1000 Friends of Washington changes it name: Becomes 'Futurewise'


Washington State - 1000 Friends of Washington, long involved in lawsuits across the state promoting more regulation on private and public property, has changed its name.

In a news release issued on their website, the organization says:

"New name is stronger and more representative of our work.The state’s leading advocate for livable communities and land conservation has a new name: Futurewise. We also have new tagline: “Building Communities, Protecting the Land.”

"Why change?

"We are doing powerful work. We needed a stronger name. There are more than 300 groups in Washington with the word “Friends” in their name. “Friends of…” is a generic name that made it almost impossible for us to build recognition and credibility with the general public.

"Growth management is broad and complicated. The Growth Management Act itself has fourteen key goals. If you have to summarize our work in one word, there is only one word that can do the job – future. We are working to help communities create a better future.

"A unique, credible and evocative name is the cornerstone that will enable us to build a brand that connects with the general public, the key ingredient for building a bigger, stronger, more recognized organization.
And with that, Futurewise will more effectively lead the charge as the Smart Growth movement takes root ever more firmly in communities throughout Washington.

"How did we arrive at this decision?

"To answer that, it’s best to step back a bit.

"Spurred by countless tales of confusion over the 1000 Friends of Washington moniker (Is that a word or a number? Only 1000 friends? Is that a Quaker group?) a group of staff and board began about 18 months ago to address the lofty question, What’s in a name?

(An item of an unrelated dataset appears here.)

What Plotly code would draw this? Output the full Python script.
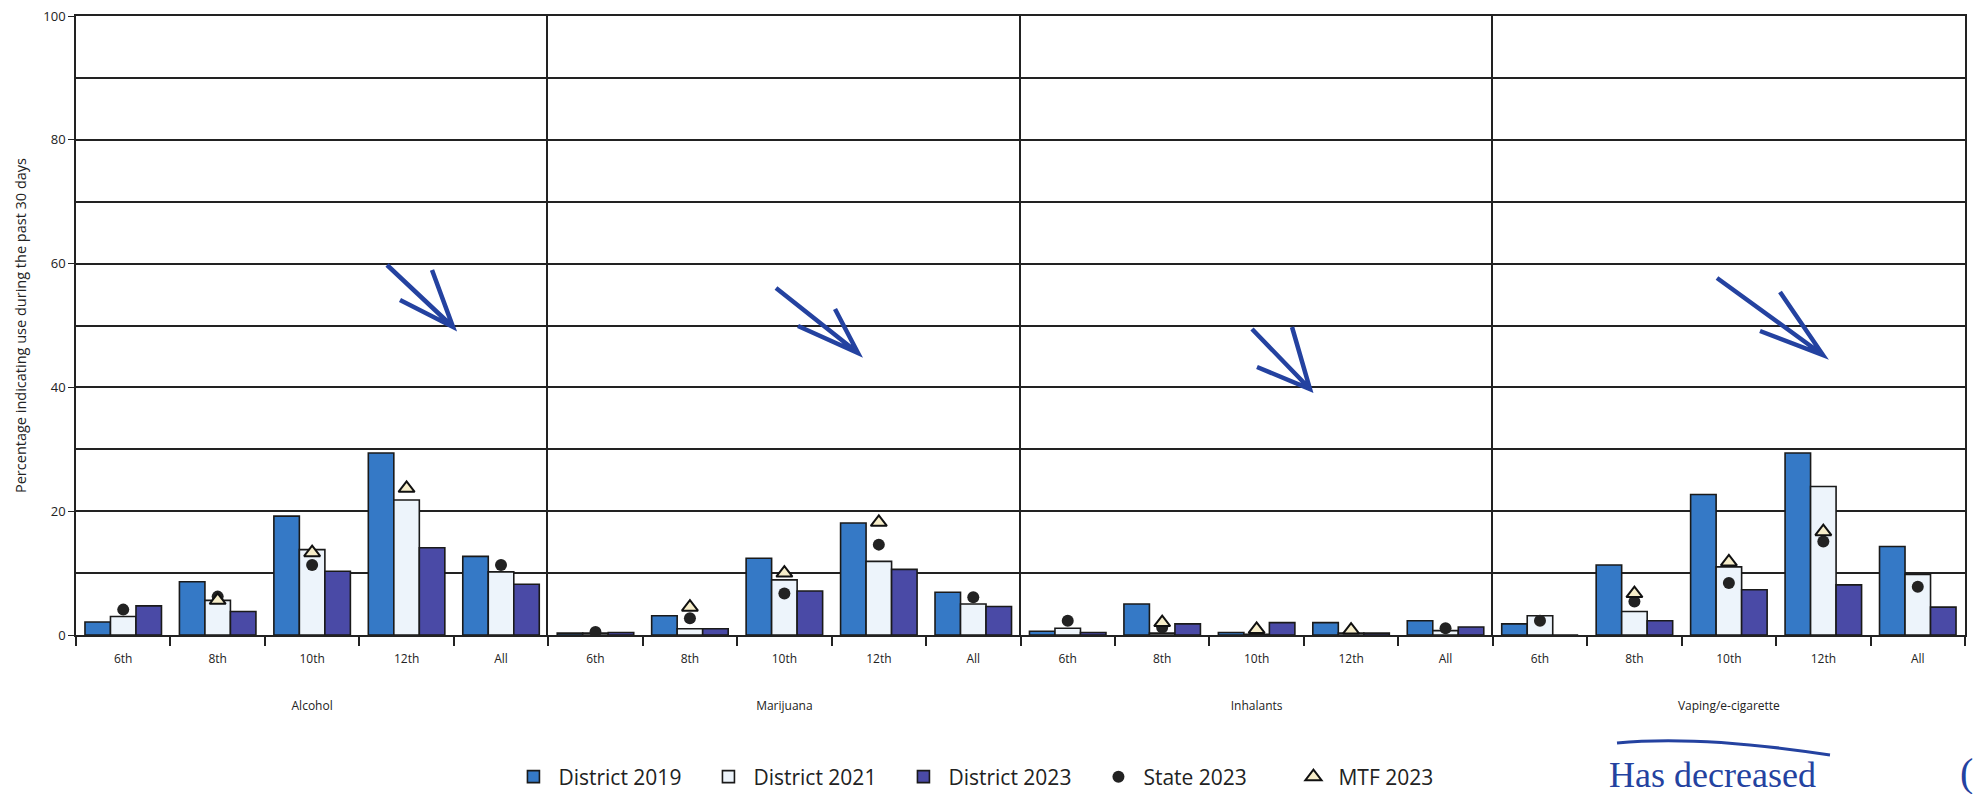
import plotly.graph_objects as go
from plotly.subplots import make_subplots

# ---------------- data ----------------
grades = ["6th", "8th", "10th", "12th", "All"]
substances = ["Alcohol", "Marijuana", "Inhalants", "Vaping/e-cigarette"]

# values ordered: Alcohol(5 grades), Marijuana, Inhalants, Vaping
district_2019 = [2.1, 8.6, 19.2, 29.4, 12.7,
                 0.3, 3.1, 12.4, 18.1, 6.9,
                 0.6, 5.0, 0.4, 2.0, 2.3,
                 1.8, 11.3, 22.7, 29.4, 14.3]
district_2021 = [3.0, 5.6, 13.8, 21.8, 10.2,
                 0.3, 1.0, 8.9, 11.9, 5.0,
                 1.1, 0.3, 0.1, 0.3, 0.7,
                 3.1, 3.8, 11.0, 24.0, 9.8]
district_2023 = [4.7, 3.8, 10.3, 14.1, 8.2,
                 0.4, 1.0, 7.1, 10.6, 4.6,
                 0.4, 1.8, 2.0, 0.3, 1.3,
                 0.0, 2.3, 7.3, 8.1, 4.5]
state_2023 = [4.1, 6.2, 11.3, None, 11.3,
              0.5, 2.7, 6.7, 14.6, 6.1,
              2.3, 1.2, None, None, 1.1,
              2.3, 5.4, 8.4, 15.1, 7.8]
mtf_2023 = [None, 5.6, 13.3, 23.7, None,
            None, 4.5, 10.0, 18.2, None,
            None, 2.0, 0.9, 0.8, None,
            None, 6.7, 11.8, 16.7, None]

y_ticks = [0, 20, 40, 60, 80, 100]

# ---------------- style ----------------
FONT = "Open Sans"
C2019 = "#3579c6"
C2021 = "#edf4fb"
C2023 = "#4a4aa6"
INK = "#2442a0"

W, H = 1979, 794
ML, MR, MT, MB = 76, 14, 16, 159
PW = W - ML - MR
PH = H - MT - MB


def px(x):
    return (x - ML) / PW


def py(y):
    return (H - MB - y) / PH


fig = make_subplots(rows=1, cols=4, shared_yaxes=True, horizontal_spacing=0)

bar_series = [("District 2019", district_2019, C2019),
              ("District 2021", district_2021, C2021),
              ("District 2023", district_2023, C2023)]

for i, sub in enumerate(substances):
    sl = slice(i * 5, i * 5 + 5)
    first = i == 0
    last = i == len(substances) - 1
    for name, vals, col in bar_series:
        fig.add_trace(go.Bar(
            x=grades, y=vals[sl], name=name, legendgroup=name, showlegend=first,
            marker=dict(color=col, line=dict(color="#1a1a1a", width=1.6)),
        ), row=1, col=i + 1)
    fig.add_trace(go.Scatter(
        x=grades, y=state_2023[sl], mode="markers", name="State 2023",
        legendgroup="State 2023", showlegend=first,
        marker=dict(symbol="circle", size=12, color="#222222",
                    line=dict(color="#222222", width=0)),
    ), row=1, col=i + 1)
    fig.add_trace(go.Scatter(
        x=grades, y=mtf_2023[sl], mode="markers", name="MTF 2023",
        legendgroup="MTF 2023", showlegend=first,
        marker=dict(symbol="triangle-up", size=14, color="#f6edc9",
                    line=dict(color="#111111", width=2)),
    ), row=1, col=i + 1)

    fig.update_xaxes(
        row=1, col=i + 1,
        type="category", range=[-0.5, 4.5], automargin=False,
        tickson="boundaries", ticks="outside", ticklen=9, tickwidth=1.5,
        tickcolor="#222", showline=True, linecolor="#222", linewidth=1.5,
        mirror=True, showgrid=False, ticklabelstandoff=12,
        tickfont=dict(family=FONT, size=12, color="#222"),
        title=dict(text=sub, standoff=35,
                   font=dict(family=FONT, size=12, color="#222")),
    )
    fig.update_yaxes(
        row=1, col=i + 1,
        range=[0, 100], tickvals=y_ticks, automargin=False,
        showline=True, linecolor="#222", linewidth=1.5, mirror=last,
        showgrid=True, gridcolor="#222", gridwidth=1.5,
        minor=dict(dtick=10, showgrid=True, gridcolor="#222", gridwidth=1.5,
                   ticks=""),
        ticks="outside" if first else "", ticklen=6, tickcolor="#222",
        tickfont=dict(family=FONT, size=13, color="#222"),
        zeroline=False,
    )

fig.update_yaxes(row=1, col=1,
                 title=dict(text="Percentage indicating use during the past 30 days",
                            standoff=13,
                            font=dict(family=FONT, size=14.5, color="#222")))

# hand-drawn arrows (annotation ink)
arrows = [
    [(387, 265), (453, 327), (400, 300), (432, 270)],
    [(776, 288), (858, 353), (798, 326), (835, 309)],
    [(1252, 329), (1310, 389), (1257, 367), (1292, 327)],
    [(1717, 278), (1823, 355), (1760, 331), (1780, 292)],
]
shapes = []
for tail, head, a, b in arrows:
    path = (f"M {px(tail[0])},{py(tail[1])} L {px(head[0])},{py(head[1])} "
            f"M {px(a[0])},{py(a[1])} L {px(head[0])},{py(head[1])} "
            f"L {px(b[0])},{py(b[1])}")
    shapes.append(dict(type="path", xref="paper", yref="paper", path=path,
                       line=dict(color=INK, width=4.5)))
# underline stroke above handwritten note
shapes.append(dict(type="path", xref="paper", yref="paper",
                   path=(f"M {px(1617)},{py(743)} Q {px(1700)},{py(735)} "
                         f"{px(1830)},{py(755)}"),
                   line=dict(color=INK, width=3)))

annotations = [
    dict(text="Has decreased", x=px(1712), y=py(775), xref="paper", yref="paper",
         showarrow=False, xanchor="center", yanchor="middle",
         font=dict(family="Liberation Serif", size=36, color=INK)),
    dict(text="(", x=px(1966), y=py(772), xref="paper", yref="paper",
         showarrow=False, xanchor="center", yanchor="middle",
         font=dict(family="Liberation Serif", size=40, color=INK)),
]

fig.update_layout(
    width=W, height=H,
    margin=dict(l=ML, r=MR, t=MT, b=MB, autoexpand=False),
    paper_bgcolor="white", plot_bgcolor="white",
    barmode="group", bargap=0.19, bargroupgap=0,
    font=dict(family=FONT, size=12, color="#222"),
    legend=dict(orientation="h", x=0.487, xanchor="center",
                y=py(777), yanchor="middle",
                font=dict(family=FONT, size=21, color="#222"),
                itemwidth=40, entrywidth=140, entrywidthmode="pixels",
                traceorder="normal"),
    shapes=shapes, annotations=annotations,
)

fig.write_html(
    "out.html",
    config={"displayModeBar": False},
    post_script="document.body.style.margin='0px';"
                "document.body.style.overflow='hidden';",
)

"Specifically, we asked what was both valuable and problematic about the 1000 Friends’ name. Certainly, there were arguments for keeping it. For one, we’ve got 15 years of equity. For another, people who circulate in the growth-management world know us by that name and we might confuse some with a change.
But in the end, we found the liabilities outweighed the assets, particularly when we began to consider, with some powerful expert help, the attributes that make up a truly successful brand name.

"Polling over the years has shown us that our name recognition among ordinary citizens who consider themselves environmentally minded was far lower than we believed it should be, particularly given the relative frequency with which news of our work appears in the state’s largest newspapers.

"And anecdotal evidence noted a number of problems. People morphed the name into all kinds of forms. We were “Friends” to some, “1KF” to others and “FOW” to others still. And, where exactly do you put 1000 in the phone book? Plus the name suggests that there are only 1000 of us.

"So we set out to turn the negatives into a positive.

"With the very generous help of Terry Heckler, whose advertising and design firm Heckler and Associates has named and developed many of the world’s most recognizable brands (Starbucks coffee comes first to mind), we engaged in a disciplined study of our needs.

"A good name, a name that facilitates the building of a brand in the crowded arena of public discourse, needs to be both unique and credible. It needs to be spelled easily, pronounced simply and consistently reproduced. It needs to stand the test of time, lest its descriptive nature fail to capture the scope of future work. All the while, it needs to evoke positive reactions from those who hear it for the first time.

"So, we asked, what are we working for? What underscores everything we do? What defines our movement?
The product of our work, and of a number sessions in which Heckler guided us through a detailed process honed over 30 years of brand development, was Futurewise.

'Futurewise: Building Communities, Protecting the Land.
After the board endorsed the name change, we enlisted the enormous creative talent of designer Kate Thompson, principal in the firm Dillon-Thompson, who donated her considerable efforts in the creation of our new logo. We find the swooshing dots as a powerful metaphor for a progressive path into the future.
In addition to Terry Heckler and Kate Thompson, Keith Zentner, a Seattle marketing consultant, also deserves thanks for taking time from his business to help in designing the Futurewise web site. Sayre Coombs lent her excellent design skills to the re-design of this newsletter.

"Futurewise owes its thanks to volunteer designer Michael Leavitt, board members Jay Arnold and Dave Russell, and staff members John Healy, Susan Elderkin and Scott Kennedy.

"Now we set out to introduce ourselves as Futurewise to the world. As you’ll see when you read the stories throughout this edition of Outlook, the name may have changed, but the product of the organization is the same great work you have come to expect as you’ve supported us over the years.

"It is our sincerest belief that the development of our new brand under the Futurewise banner will enable us to connect with a far larger audience, with far greater capacity to support our mission, than ever before."